Building the INDEX

Michel Talon talon at lpthe.jussieu.fr
Thu Nov 2 13:16:07 UTC 2006


On Thu, Nov 02, 2006 at 10:08:49PM +1100, Edwin Groothuis wrote:
> On Thu, Nov 02, 2006 at 11:54:23AM +0100, Michel Talon wrote:
> > Today someone lent me a Core 2 Duo machine on which i have loaded FreeBSD-64.
> > Nice result is that both my python program (that i have multithreaded - but
> > there is room for improvement) and make index INDEX_JOBS=3 complete
> > building the INDEX in 8 minutes. Of course this program requires python, but
> > make index requires perl, which is not better. In view of this, one may
> 
> Is that with the "make index" called from /usr/ports? The one which
> crawls through about 16000 iterations of bsd.port.mk? And all you
> needed to do was to replace the perl script with a python script?

In fact perl is used in two places in make index. At global scope, there is
one perl script, as you are saying, which collects the information from all
ports and writes the INDEX file. But perl is also used 16000 times for each
port, to run the commande "make describe" here. The real information is
obtained by running make -V <some variables> which are then processed via
perl. I thought that replacing all these forking perls would provide big
improvement, but in fact i discovered that even make -V forks tons of stuff.

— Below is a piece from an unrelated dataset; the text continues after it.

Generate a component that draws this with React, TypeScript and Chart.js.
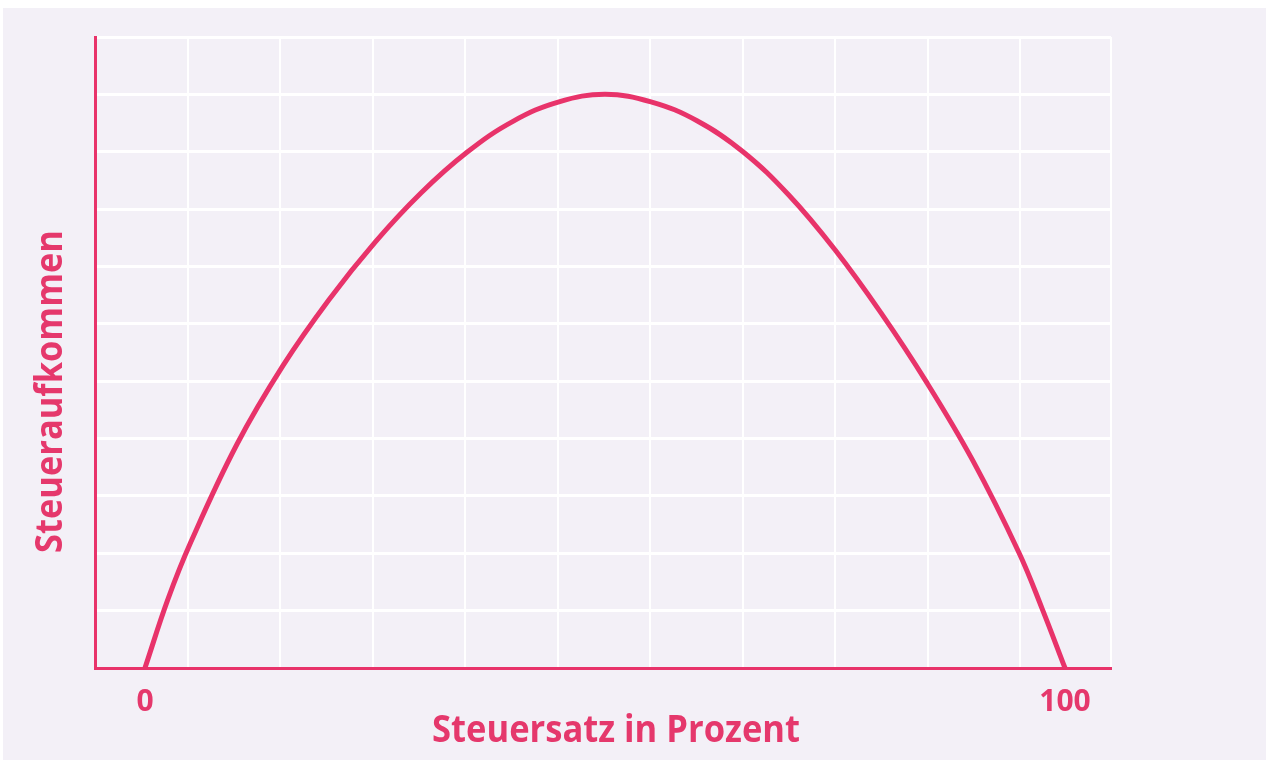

To quantify how much make describe is costing, i have modified my python
script to emit make describe for each port. The result is that one loses
20% in total time. Nevertheless the command make index INDEX_JOBS=3 
succeeds in being speedy because it has a lot of parallelism. It runs 3 jobs
in parallel, all writing to separate files, so no time is lost waiting that
an other make finishes, or in synchronisation. Using python, even when
emitting threads,  doesn't give parallelism because there is a "Giant lock"
which ensures that only one thread can execute python code at any time.
The parallelism can only been obtained when those threads launch external
code, or code in modules which release the lock. People use this facility
or asynchronous IO to speed up python programs, because you can intersperse 
execution of python code and the IO. 

In our problem, it happens that the timing is not IO bound at all, contrary 
to what i was thinking, it is essentially compute bound, the computation being
here the execution of "make -V" which needs a lot of work, for example the
parsing of the 6000 lines of bsd.port.mk! Hence you don't earn much using
asynchronous IO techniques. To get an optimal time, you have to launch
without interruption the optimal number of make commands and then parse the
output. On a Core 2 Duo, it seems that the optimal number of threads is 4.
The rest of the treatment, that is collecting the output of the make -V,
and doing all the jobs leading to the INDEX is only the affair of some seconds
for the python script, and i am sure that a perl script would be even faster,
if not as readable. If being *much* faster was desirable, perhaps a way would
be to concoct a pared down  bsd.port.mk, containing only the 
variables relevant to the problem at hand. One may imagine that if make has to
read some tenths or perhaps a hundred of lines it will be much faster than
reading 6000 lines. Of course the challenge is to devise a way to obtain
automatically the pared down version from the full version.

Anyways, this little experiment shows that some problems can be solved by
throwing hardware at them. A Core 2 Duo succeeds at running more than 3 times
faster than a P4 3Ghz, so i suppose that with a quad core one will be able to
build INDEX in 5 minutes. This is really impressive!